В следующий раз смерть подступила с другой стороны. Она хотела непременно показать, что умеет быть другой и вызывать не тошноту, а только сосущую тоску в груди. Бабушку везли на кладбище долго, в маленьком похоронном автобусе. Гроб стоял точно посередине, вокруг сидели тихо родственники. На поворотах и ухабах крышка, обитая дешевым голубым ситцем, слегка подпрыгивала и металась из стороны в сторону. И мерещился в залитом первым солнцем автобусе ужас, будто поднимается крышка, и то, что еще неделю назад было бабушкой, выглядывает оттуда. И некуда деться из этого тесного автобуса, от этих запавших, ввалившихся глаз, которые могут вдруг открыться и укорить в том, что не сделали, не договорили, не дочувствовали. То, что лежало там, внутри, могло быть чем угодно, только не бабушкой. Острый нос с впавшими, будто склеившимися, крыльями и глубокие ямки глаз, сухонькая голова в платочке – все, что оставила смерть напоследок. Наверное, чтобы не оплакивали так горестно, чтобы отделить живущего от его посмертного образа.
…Плюшевый заяц в обломках дома, тонны спасательной техники, людские ручейки – родственники, соседи и мы, журналисты. Вроде никого из знакомых не коснулось? Нет, в бухгалтерии девочка не вышла на работу, жила, кажется, именно там – на улице Гурьянова, где смело с лица земли целые подъезды.
– Дозвонился им кто-нибудь?
– Телефон не отвечает.
Потом – старая женщина с черной косынкой, старик с красными невидящими глазами. Детей и внуков – внучка, та самая девочка из бухгалтерии, – они уже опознали. Никто случайно не ушел к приятелям, никто не ездил на дачу, никто не спасся…
За то, что они испытывали там, под обломками, в последние минуты и часы, можно было простить все грехи и причислить к лику святых – думала я, не зная, что сказать старикам. Как вообще обращаться со смертью – нам же никто не сказал. А церковь не признает коллективного мученичества, канонизируют только избранных. И тут – очередь, конъюнктура, кумовство…
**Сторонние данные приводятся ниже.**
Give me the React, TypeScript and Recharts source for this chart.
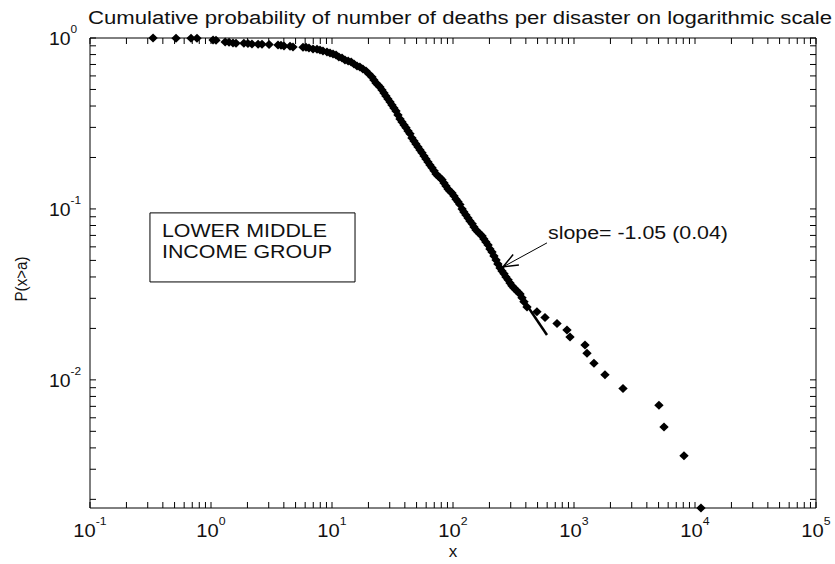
import React from 'react';
import {
  ComposedChart,
  Scatter,
  XAxis,
  YAxis,
  ReferenceArea,
  ReferenceLine,
  Label,
} from 'recharts';

// Number of deaths per disaster (sorted) and the empirical P(x>a)
const DEATHS = [
  0.332, 0.514, 0.684, 0.766, 1.04, 1.1, 1.31, 1.41, 1.52, 1.61,
  1.87, 2.02, 2.18, 2.45, 2.64, 3.02, 3.58, 3.79, 4.01, 4.5,
  4.76, 5.76, 6.1, 6.45, 6.97, 7.52, 7.96, 8.42, 9.09, 9.63,
  10.2, 10.8, 11.4, 12.1, 12.8, 13.6, 14.4, 15.2, 16.1, 17.0,
  18.0, 19.1, 20.2, 21.4, 22.2, 23.1, 24.0, 24.9, 25.9, 26.9,
  27.9, 29.0, 30.2, 31.3, 32.5, 33.8, 35.1, 36.5, 37.9, 39.4,
  40.9, 42.5, 44.1, 45.8, 47.6, 49.4, 51.4, 53.4, 55.4, 57.6,
  59.8, 62.1, 64.5, 67.1, 69.7, 72.4, 75.2, 78.1, 81.1, 84.3,
  87.5, 90.9, 94.5, 98.1, 102, 106, 110, 114, 119, 123,
  128, 133, 138, 144, 149, 155, 161, 167, 174, 180,
  187, 195, 202, 210, 218, 227, 235, 245, 254, 264,
  274, 285, 296, 307, 319, 332, 344, 358, 372, 386,
  409, 494, 576, 724, 875, 927, 1233, 1281, 1462, 1803,
  2541, 5035, 5545, 8110, 11200,
];

const PROB = [
  1.0, 0.998, 0.996, 0.995, 0.973, 0.97, 0.948, 0.945, 0.935, 0.933,
  0.931, 0.929, 0.922, 0.92, 0.918, 0.916, 0.91, 0.907, 0.898, 0.896,
  0.886, 0.884, 0.882, 0.874, 0.862, 0.86, 0.851, 0.839, 0.828, 0.817,
  0.806, 0.795, 0.774, 0.764, 0.744, 0.734, 0.724, 0.705, 0.686, 0.677,
  0.659, 0.641, 0.616, 0.591, 0.568, 0.546, 0.531, 0.517, 0.497, 0.477,
  0.458, 0.44, 0.422, 0.406, 0.39, 0.374, 0.355, 0.336, 0.323, 0.31,
  0.298, 0.286, 0.275, 0.26, 0.25, 0.24, 0.23, 0.221, 0.213, 0.204,
  0.196, 0.188, 0.181, 0.174, 0.167, 0.16, 0.156, 0.152, 0.148, 0.142,
  0.136, 0.131, 0.127, 0.124, 0.119, 0.114, 0.11, 0.106, 0.1, 0.096,
  0.0922, 0.0886, 0.0851, 0.0818, 0.0785, 0.0754, 0.0734, 0.0714, 0.0695, 0.0668,
  0.0641, 0.0616, 0.0583, 0.056, 0.0531, 0.0503, 0.0477, 0.0452, 0.0434, 0.0417,
  0.04, 0.0385, 0.0369, 0.0355, 0.0345, 0.0336, 0.0327, 0.0318, 0.0302, 0.0286,
  0.0267, 0.025, 0.0232, 0.0214, 0.0196, 0.0178, 0.016, 0.0143, 0.0125, 0.0107,
  0.0089, 0.0071, 0.0053, 0.0036, 0.00178,
];

// Fitted power-law tail
const FIT_SLOPE = -1.05;
const FIT_SLOPE_SE = 0.04;
const FIT_X = [100, 598];
const FIT_END_P = 0.0183;

// Axis decades and exponent labels
const X_DECADES = [0.1, 1, 10, 100, 1000, 10000, 100000];
const X_EXPONENTS = ['-1', '0', '1', '2', '3', '4', '5'];
const Y_DECADES = [0.01, 0.1, 1];
const Y_EXPONENTS = ['-2', '-1', '0'];
const MINOR_STEPS = [2, 3, 4, 5, 6, 7, 8, 9];
const X_MIN = 0.1;
const X_MAX = 100000;
const Y_MIN = 0.00178;
const Y_MAX = 1;

// Annotation anchors (data coordinates)
const GROUP_LINES = ['LOWER MIDDLE', 'INCOME GROUP'];
const GROUP_BOX = { x1: 0.313, x2: 15.5, y1: 0.0374, y2: 0.0948 };
const ARROW_FROM = { x: 598, y: 0.0633 };
const ARROW_TO = { x: 259, y: 0.0458 };

const TITLE = 'Cumulative probability of number of deaths per disaster on logarithmic scale';
const X_TITLE = 'x';
const Y_TITLE = 'P(x>a)';

// Layout
const W = 835;
const H = 564;
const LEFT = 90;
const RIGHT = 816;
const TOP = 38;
const BOTTOM = 508;
const TICK_LEN = 6;
const FONT = "'Liberation Sans', Arial, Helvetica, sans-serif";
const INK = '#111';

const points = DEATHS.map((x, i) => ({ x, p: PROB[i] }));
const fitPoints = FIT_X.map((x) => ({
  x,
  p: FIT_END_P * Math.pow(x / FIT_X[FIT_X.length - 1], FIT_SLOPE),
}));

const withMinor = (decades: number[], lo: number, hi: number) => {
  const out: number[] = [];
  decades.forEach((d) => {
    out.push(d);
    MINOR_STEPS.forEach((m) => out.push(d * m));
    MINOR_STEPS.forEach((m) => out.push((d / 10) * m));
  });
  return Array.from(new Set(out))
    .filter((v) => v >= lo * 0.9999 && v <= hi * 1.0001)
    .sort((a, b) => a - b);
};

const X_TICKS = withMinor(X_DECADES, X_MIN, X_MAX);
const Y_TICKS = withMinor(Y_DECADES, Y_MIN, Y_MAX);

const decadeIndex = (list: number[], v: number) =>
  list.findIndex((d) => Math.abs(Math.log10(d) - Math.log10(v)) < 1e-6);

const renderXTick = (props: any) => {
  const { x, payload } = props;
  const idx = decadeIndex(X_DECADES, payload.value);
  return (
    <g>
      <line x1={x} x2={x} y1={BOTTOM} y2={BOTTOM - TICK_LEN} stroke="#000" />
      <line x1={x} x2={x} y1={TOP} y2={TOP + TICK_LEN} stroke="#000" />
      {idx >= 0 && (
        <text
          transform={`translate(${x} ${BOTTOM + 29}) scale(1.12 1)`}
          textAnchor="middle"
          fontSize={18}
          fontFamily={FONT}
          fill={INK}
        >
          <tspan>10</tspan>
          <tspan fontSize={11} dy={-12}>
            {X_EXPONENTS[idx]}
          </tspan>
        </text>
      )}
    </g>
  );
};

const renderYTick = (props: any) => {
  const { y, payload } = props;
  const idx = decadeIndex(Y_DECADES, payload.value);
  return (
    <g>
      <line x1={LEFT} x2={LEFT + TICK_LEN} y1={y} y2={y} stroke="#000" />
      <line x1={RIGHT} x2={RIGHT - TICK_LEN} y1={y} y2={y} stroke="#000" />
      {idx >= 0 && (
        <text
          transform={`translate(49 ${y + 7}) scale(1.08 1)`}
          textAnchor="start"
          fontSize={18}
          fontFamily={FONT}
          fill={INK}
        >
          <tspan>10</tspan>
          <tspan fontSize={11} dy={-12}>
            {Y_EXPONENTS[idx]}
          </tspan>
        </text>
      )}
    </g>
  );
};

const Diamond = (props: any) => {
  const { cx, cy } = props;
  if (cx == null || cy == null) return <g />;
  const rx = 4.7;
  const ry = 4.5;
  return (
    <polygon
      points={`${cx},${cy - ry} ${cx + rx},${cy} ${cx},${cy + ry} ${cx - rx},${cy}`}
      fill="#000"
    />
  );
};

const NoMarker = () => <g />;

const renderArrow = (props: any) => {
  const { x1, y1, x2, y2 } = props;
  const ang = Math.atan2(y2 - y1, x2 - x1);
  const len = 16;
  const spread = (22 * Math.PI) / 180;
  const b1x = x2 - len * Math.cos(ang - spread);
  const b1y = y2 - len * Math.sin(ang - spread);
  const b2x = x2 - len * Math.cos(ang + spread);
  const b2y = y2 - len * Math.sin(ang + spread);
  return (
    <g>
      <line x1={x1} y1={y1} x2={x2} y2={y2} stroke="#000" strokeWidth={1} />
      <polyline
        points={`${b1x},${b1y} ${x2},${y2} ${b2x},${b2y}`}
        fill="none"
        stroke="#000"
        strokeWidth={1.5}
      />
      <text
        x={x1 + 1}
        y={y1 - 4}
        fontSize={18}
        fontFamily={FONT}
        fill={INK}
        textLength={180}
        lengthAdjust="spacingAndGlyphs"
      >
        {`slope= ${FIT_SLOPE.toFixed(2)} (${FIT_SLOPE_SE.toFixed(2)})`}
      </text>
    </g>
  );
};

const renderGroupText = (props: any) => {
  const vb = props.viewBox || {};
  const x0 = vb.x + 12;
  const y0 = vb.y + 24;
  return (
    <g>
      {GROUP_LINES.map((line, i) => (
        <text
          key={line}
          x={x0}
          y={y0 + i * 21}
          fontSize={18}
          fontFamily={FONT}
          fill={INK}
          textLength={i === 0 ? 165 : 170}
          lengthAdjust="spacingAndGlyphs"
        >
          {line}
        </text>
      ))}
    </g>
  );
};

const renderTitle = () => (
  <text
    x={88}
    y={24}
    fontSize={18}
    fontFamily={FONT}
    fill={INK}
    textLength={744}
    lengthAdjust="spacingAndGlyphs"
  >
    {TITLE}
  </text>
);

const renderXTitle = () => (
  <text
    x={(LEFT + RIGHT) / 2}
    y={557}
    textAnchor="middle"
    fontSize={17}
    fontFamily={FONT}
    fill={INK}
  >
    {X_TITLE}
  </text>
);

const renderYTitle = () => (
  <text
    transform={`translate(27 ${(TOP + BOTTOM) / 2 + 6}) rotate(-90)`}
    textAnchor="middle"
    fontSize={16}
    fontFamily={FONT}
    fill={INK}
    textLength={45}
    lengthAdjust="spacingAndGlyphs"
  >
    {Y_TITLE}
  </text>
);

export default function App() {
  return (
    <div
      style={{
        position: 'absolute',
        left: 0,
        top: 0,
        width: W,
        height: H,
        background: '#fff',
      }}
    >
      <ComposedChart
        width={W}
        height={H}
        margin={{ top: TOP, right: W - RIGHT, bottom: 0, left: 0 }}
      >
        <XAxis
          xAxisId="x"
          dataKey="x"
          type="number"
          scale="log"
          domain={[X_MIN, X_MAX]}
          ticks={X_TICKS}
          interval={0}
          height={H - BOTTOM}
          tickLine={false}
          axisLine={false}
          tick={renderXTick}
        >
          <Label content={renderXTitle} />
        </XAxis>
        <YAxis
          yAxisId="y"
          dataKey="p"
          type="number"
          scale="log"
          domain={[Y_MIN, Y_MAX]}
          ticks={Y_TICKS}
          interval={0}
          width={LEFT}
          tickLine={false}
          axisLine={false}
          tick={renderYTick}
        >
          <Label content={renderYTitle} />
        </YAxis>
        <ReferenceArea
          xAxisId="x"
          yAxisId="y"
          x1={X_MIN}
          x2={X_MAX}
          y1={Y_MIN}
          y2={Y_MAX}
          fill="none"
          fillOpacity={0}
          stroke="#000"
          strokeWidth={1}
          strokeOpacity={1}
          ifOverflow="visible"
        >
          <Label content={renderTitle} />
        </ReferenceArea>
        <ReferenceArea
          xAxisId="x"
          yAxisId="y"
          x1={GROUP_BOX.x1}
          x2={GROUP_BOX.x2}
          y1={GROUP_BOX.y1}
          y2={GROUP_BOX.y2}
          fill="#fff"
          fillOpacity={1}
          stroke="#000"
          strokeWidth={1}
          strokeOpacity={1}
        >
          <Label content={renderGroupText} />
        </ReferenceArea>
        <Scatter
          xAxisId="x"
          yAxisId="y"
          data={points}
          dataKey="p"
          shape={Diamond}
          isAnimationActive={false}
        />
        <Scatter
          xAxisId="x"
          yAxisId="y"
          data={fitPoints}
          dataKey="p"
          shape={NoMarker}
          line={{ stroke: '#000', strokeWidth: 2.5 }}
          lineType="joint"
          isAnimationActive={false}
        />
        <ReferenceLine
          xAxisId="x"
          yAxisId="y"
          segment={[ARROW_FROM, ARROW_TO]}
          shape={renderArrow}
          ifOverflow="visible"
        />
      </ComposedChart>
    </div>
  );
}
Не хочу быть святой и канонизированной, я хочу жить. И выдрать из себя наконец этот страх, вспомнить, какой я была «до смерти». Тогда – казалось мне – можно спастись, от чего-то, для чего-то.
Но – нет.
Меня – нет. Я совсем уже умерла.
Стационар
«В позе Ромберга пошатывается». И ниже: «Пища выливается через нос». На медицинском бланке – контурной карте моих душевных недугов – пока еще ничего не отмечено.
Толстая невропатолог районной поликлиники – больше похожая на уютную, рыхлую булочницу, – задумчиво чешет нос, стукает молоточком по коленке, щупает пульс, пишет что-то неразборчивое в пухлой карте и тяжело вздыхает.
Я бежала сюда, а внутри все тряслось – мелко, подло, болезненно. Это необходимость идти сегодня на работу превратила меня в студень – в момент. И репортаж, где с первых кадров ясно: взорвали еще какой-то дом, кажется, на юге. Собирать материал для репортажа – опять мне.
Просто по картинке – груды кирпича в утреннем тумане – было понятно: на этот раз выживших, скорее всего, не будет. Все, кто, как и я, взбил вечером подушку, стряхнул привычным движением мягкие тапки на пол и подложил под щеку ладонь, засыпая, уже никогда не проснутся.
Руки у меня до сих пор трясутся – они живут отдельной, своей жизнью.
– Мама в коридоре, – еле слышно произношу я.
За эти недели – как быстро сходят с ума, я всегда думала, что это совсем иначе, – я превратилась снова в младшую школьницу. На улицу получается выйти только за ручку с мамой.
Будто не было института, психологических тренингов, чтобы избавиться от застенчивости, работы на радио и самостоятельных поездок за границу. Вместе с домом на Гурьянова рухнула и я. И не было даже сил подумать – отчего я оказалась такой хлипкой, без добротных перекрытий и хорошего бетона.